- Episode no.: Season 20 Episode 13
- Directed by: Michael Pressman
- Written by: Christopher Ambrose; Julie Martin; Richard Sweren;
- Production code: 20013;
- Original air date: March 1, 2010

Guest appearances
- Emily Meade as Bonnie Jones/Amanda Evans; Michael Oberholtzer as Justin Sachs; Kevin O'Rourke as Amanda's Attorney; Finnerty Steeves as Darlene Evans; Karen Young as Mrs. Sachs; Rebecca Creskoff as Veronica Masters; Fred Melamed as Judge Bertram Hill; Special Guest Star:; J. K. Simmons as Dr. Emil Skoda;

Episode chronology
| ← Previous "Blackmail" | Next → "Boy on Fire" |

= Steel-Eyed Death =

"Steel-Eyed Death" is the thirteenth episode of the twentieth season of NBC's long-running legal drama Law & Order.

==Plot==
A family of four is found murdered in their home. One of the killers is a boy experiencing symptoms of a type of post-traumatic stress disorder.

In this episode, Detective Lupo admits he had PTSD and a drinking problem after seeing a horrible crime scene on a past Christmas.

==Production==
"Steel-Eyed Death" was directed by Michael Pressman and written by Christopher Ambrose, Julie Martin, and Richard Sweren.

==Cultural references==
Music by Australian horrorcore rap artist KidCrusher is featured in the episode, including the songs "Killin' Shit" and "A Dirty Fuckin' Murder". The artist said he was told the episode was based on a horrorcore festival when he allowed his music to be featured in "Steel-Eyed Death". Upon learning the episode depicted Juggalos, he later claimed to be angry that his music was used. He said, "I am pretty pissed off to hear they based the episode on Juggalos and try to make us all look like criminals and real serial killers, and that we would kill kids."

This episode is partially inspired by the Richard Alden Samuel McCroskey III case. McCroskey, an amateur horrorcore rapper who was heavily inspired by horrorcore rap artist Mars and went by the name "Syko Sam", was accused of murdering four people in Farmville, Virginia.

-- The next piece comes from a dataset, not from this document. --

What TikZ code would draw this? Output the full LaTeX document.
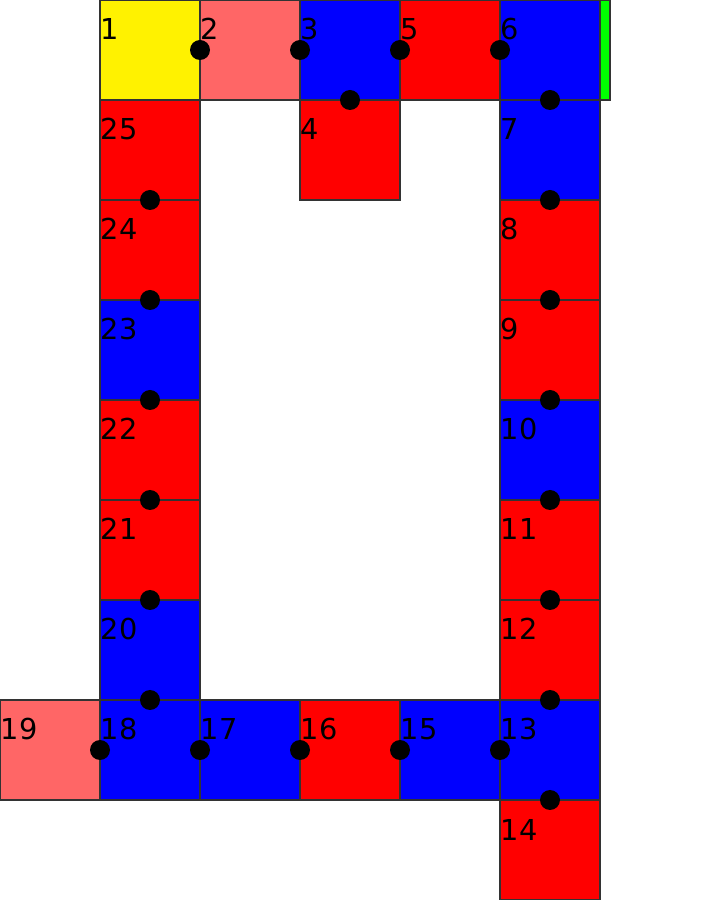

The victims were a Presbyterian pastor, his estranged wife, their teenage daughter (who had been dating McCroskey), and one of their daughter's friends.

==Reception==
"Steel-Eyed Death" drew criticism from Juggalos and fans of horrorcore hip hop music, who felt the episode unfairly equated the music genre and its fans with violent crime and murder.

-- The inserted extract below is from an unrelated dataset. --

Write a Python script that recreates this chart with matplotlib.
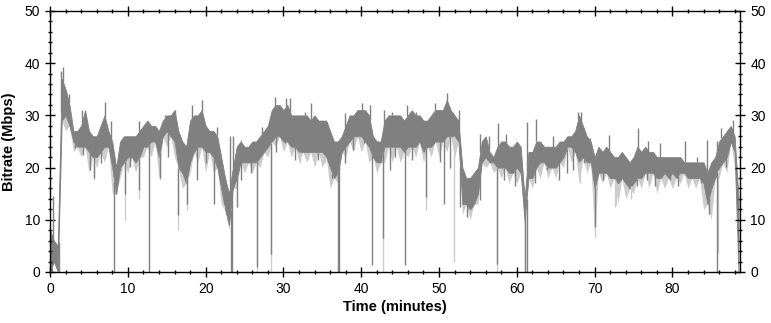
import numpy as np
import matplotlib
matplotlib.use("Agg")
import matplotlib.pyplot as plt
from matplotlib.ticker import MultipleLocator

plt.rcParams["font.family"] = ["Liberation Sans", "DejaVu Sans"]

# main band, sampled every half minute (upper / lower edge of the dark trace)
times = np.arange(0, 89, 0.5)
band_hi = [8, 6, 5, 37, 35, 32, 27, 27, 28, 31, 27, 26, 26, 28, 30, 27, 25, 20,
           25, 26, 26, 26, 26, 27, 28, 29, 28, 28, 27, 29, 30, 30, 31, 27, 25, 24,
           29, 30, 30, 31, 28, 27, 27, 26, 22, 18, 15, 20, 24, 25, 24, 24, 25, 25,
           26, 27, 28, 31, 32, 32, 31, 32, 30, 30, 30, 30, 30, 29, 30, 29, 29, 29,
           27, 25, 25, 26, 28, 30, 30, 31, 31, 31, 30, 26, 25, 25, 29, 30, 30, 30,
           30, 29, 30, 31, 30, 30, 29, 29, 30, 31, 31, 31, 33, 31, 30, 29, 20, 18,
           18, 19, 20, 25, 26, 23, 22, 24, 25, 25, 24, 24, 25, 24, 14, 23, 23, 25,
           25, 24, 24, 24, 24, 25, 25, 26, 26, 27, 30, 28, 26, 25, 22, 24, 23, 24,
           23, 22, 22, 23, 22, 21, 22, 24, 23, 24, 23, 23, 22, 22, 22, 22, 22, 22,
           22, 21, 21, 21, 21, 21, 21, 19, 21, 22, 25, 26, 27, 28, 26, 14]
band_lo = [0, 2, 0, 29, 30, 28, 25, 24, 24, 24, 23, 22, 22, 23, 24, 24, 20, 15,
           20, 21, 22, 22, 21, 22, 24, 24, 25, 25, 22, 26, 27, 26, 25, 20, 19, 17,
           21, 23, 24, 24, 23, 23, 22, 20, 16, 12, 9, 16, 18, 21, 21, 21, 21, 21,
           22, 23, 24, 25, 26, 26, 25, 25, 24, 24, 23, 23, 23, 23, 23, 23, 23, 22,
           20, 18, 19, 23, 24, 25, 26, 26, 26, 25, 24, 22, 21, 21, 24, 24, 24, 24,
           24, 23, 24, 24, 24, 25, 23, 24, 24, 25, 25, 25, 26, 26, 26, 25, 13, 13,
           12, 13, 15, 21, 22, 21, 21, 20, 20, 20, 19, 19, 20, 19, 10, 18, 18, 20,
           21, 21, 20, 20, 20, 21, 22, 24, 24, 23, 21, 22, 21, 21, 16, 19, 19, 19,
           18, 18, 17, 18, 17, 16, 17, 18, 18, 19, 19, 19, 18, 18, 19, 18, 19, 18,
           19, 19, 18, 18, 18, 18, 17, 13, 16, 18, 20, 21, 22, 25, 23, 0]

# light grey trace: lowest value in each minute
minutes = np.arange(0, 89)
light_lo = [0, 0, 27, 23, 22, 19, 20, 21, 15, 18, 19, 19, 22, 22, 18, 24, 22, 16,
            19, 21, 19, 19, 13, 8, 16, 19, 19, 20, 22, 24, 23, 22, 21, 21, 20, 20,
            16, 17, 22, 23, 23, 21, 19, 21, 21, 21, 22, 22, 21, 22, 22, 23, 22, 11,
            10, 13, 20, 19, 18, 17, 17, 8, 16, 18, 18, 18, 20, 21, 17, 19, 7, 17,
            16, 13, 14, 15, 16, 16, 15, 16, 16, 17, 16, 16, 12, 10, 18, 19, 20]

# short drops below the band (time, lowest value)
drop_t = [0.2, 1.1, 3.2, 4.3, 5.1, 5.7, 6.6, 8.27, 8.5, 9.0, 9.65, 10.3, 11.4,
          12.7, 14.1, 15.2, 16.5, 17.6, 18.9, 20.1, 21.1, 23.2, 23.45, 24.0,
          24.6, 25.8, 26.6, 28.35, 29.1, 30.2, 31.5, 34.5, 36.3, 37.0, 37.15,
          37.9, 39.0, 40.3, 41.4, 42.0, 42.8, 43.7, 44.4, 45.6, 46.5, 48.35,
          50.1, 50.7, 51.4, 52.7, 53.6, 55.3, 57.5, 58.3, 59.8, 61.1, 61.25,
          62.4, 63.9, 65.4, 66.4, 67.2, 68.7, 70.05, 71.1, 73.2, 75.4, 76.7,
          77.7, 79.7, 80.7, 82.2, 83.7, 84.5, 84.7, 85.75, 86.9, 88.6]
drop_v = [0, 0, 23.7, 22.4, 19.5, 18, 20.8, 0, 15.7, 19.5, 15, 20.2, 15.7,
          0, 18, 22, 11, 13, 17.6, 20.8, 13.1, 0, 0, 12.5,
          17.6, 19, 1, 3.5, 23, 24.7, 21.5, 21.5, 18, 0, 0,
          20.8, 23.4, 24.7, 1.3, 21.5, 6.6, 19.5, 22, 1.3, 21.5, 14.4,
          21, 13, 20, 12.5, 10.6, 13.8, 1.5, 17.6, 16.4, 0, 0,
          17, 19.5, 17.6, 18.9, 19.5, 20.8, 8.7, 17.6, 18.2, 16.4, 17.6,
          16.4, 17.6, 16.4, 18.2, 17, 13.1, 11.2, 0, 20.2, 0]
light_drop_t = [5.7, 9.65, 11.4, 14.1, 16.5, 17.6, 22.4, 26.6, 28.35, 32.1,
                35.4, 36.3, 42.8, 48.35, 51.9, 57.5, 61.0, 68.1, 70.05, 72.6,
                72.8, 74.7, 85.9]
light_drop_v = [17.6, 10, 14, 17.6, 8, 11.9, 12, 0, 0, 20.8,
                20.8, 17, 0, 11.9, 2, 0, 0, 17, 6.7, 12.5,
                12.8, 14, 3.6]
# short peaks above the band (time, highest value)
peak_t = [0.4, 1.4, 1.7, 2.4, 4.1, 4.5, 7.05, 7.9, 11.4, 12.4, 14.8, 16.1,
          18.2, 19.55, 21.4, 23.1, 23.5, 24.5, 27.2, 28.9, 30.3, 30.9, 32.8,
          33.5, 35.6, 37.9, 40.1, 41.1, 42.9, 43.9, 45.9, 47.1, 49.5, 51.0,
          52.6, 55.3, 56.4, 57.6, 58.6, 61.3, 62.5, 64.7, 67.1, 67.9, 68.3,
          69.4, 71.9, 75.6, 76.9, 78.4, 81.6, 83.1, 84.4, 85.7, 86.3, 87.8, 88.6]
peak_v = [14.5, 38.5, 39.3, 34, 31, 31, 32.5, 29, 29, 29, 30, 31,
          32, 33, 27.8, 26, 26, 25.3, 27.8, 33.6, 33.3, 33.3, 30.7,
          32.3, 28.8, 30.4, 32.3, 32, 31, 30.7, 32, 30.7, 32.3, 34.3,
          31, 26.5, 26, 28.5, 26.5, 28.8, 29.4, 26, 26.3, 30.7, 30.6,
          25.6, 26.3, 27.5, 25, 24.7, 25, 22.1, 25.3, 25, 27.5, 29.1, 13.7]

dark = "#808080"
light = "#cccccc"

fig = plt.figure(figsize=(7.71, 3.23), dpi=100)
ax = fig.add_axes([0.0649, 0.158, 0.895, 0.808])

# light fringe: each minute's low point joined back to the band between minutes
fringe_t = np.ravel(np.column_stack([minutes, minutes + 0.5]))
fringe_edge = np.interp(fringe_t, times, band_lo)
fringe_low = np.ravel(np.column_stack([light_lo, np.interp(minutes + 0.5, times, band_lo)]))
ax.fill_between(fringe_t, np.minimum(fringe_low, fringe_edge), fringe_edge,
                color=light, lw=0)
ax.vlines(light_drop_t, light_drop_v, np.interp(light_drop_t, times, band_lo),
          color=light, lw=1)
ax.fill_between(times, band_lo, band_hi, color=dark, lw=0.6, edgecolor=dark)
ax.vlines(drop_t, drop_v, np.interp(drop_t, times, band_lo), color=dark, lw=1)
ax.vlines(peak_t, np.interp(peak_t, times, band_hi), peak_v, color=dark, lw=1)

ax.set_xlim(0, 88.7)
ax.set_ylim(0, 50)
ax.xaxis.set_major_locator(MultipleLocator(10))
ax.xaxis.set_minor_locator(MultipleLocator(2))
ax.yaxis.set_major_locator(MultipleLocator(10))
ax.yaxis.set_minor_locator(MultipleLocator(2))
ax.tick_params(which="both", direction="inout", top=True, right=True,
               labelright=True, colors="black", labelsize=10, width=1)
ax.tick_params(which="major", length=6.5, pad=4)
ax.tick_params(which="minor", length=3)
for s in ax.spines.values():
    s.set_linewidth(1)
    s.set_color("black")

ax.set_xlabel("Time (minutes)", fontsize=10.5, fontweight="bold", labelpad=3)
ax.set_ylabel("Bitrate (Mbps)", fontsize=10.5, fontweight="bold", labelpad=6)

fig.savefig("out.png", dpi=100, facecolor="white")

In its original American broadcast on March 1, 2010, "Steel-Eyed Death" was watched by 7.58 million average households over the hour, and received 1.9/5 aged between 18 and 49, according to Nielsen ratings. The episode had outperformed Life Unexpected on The CW, which drew only 1.88 million households. "Steel-Eyed Death" had 0.98 million viewers less than the episode of 24 that aired on Fox that night which drew 8.56 million viewers.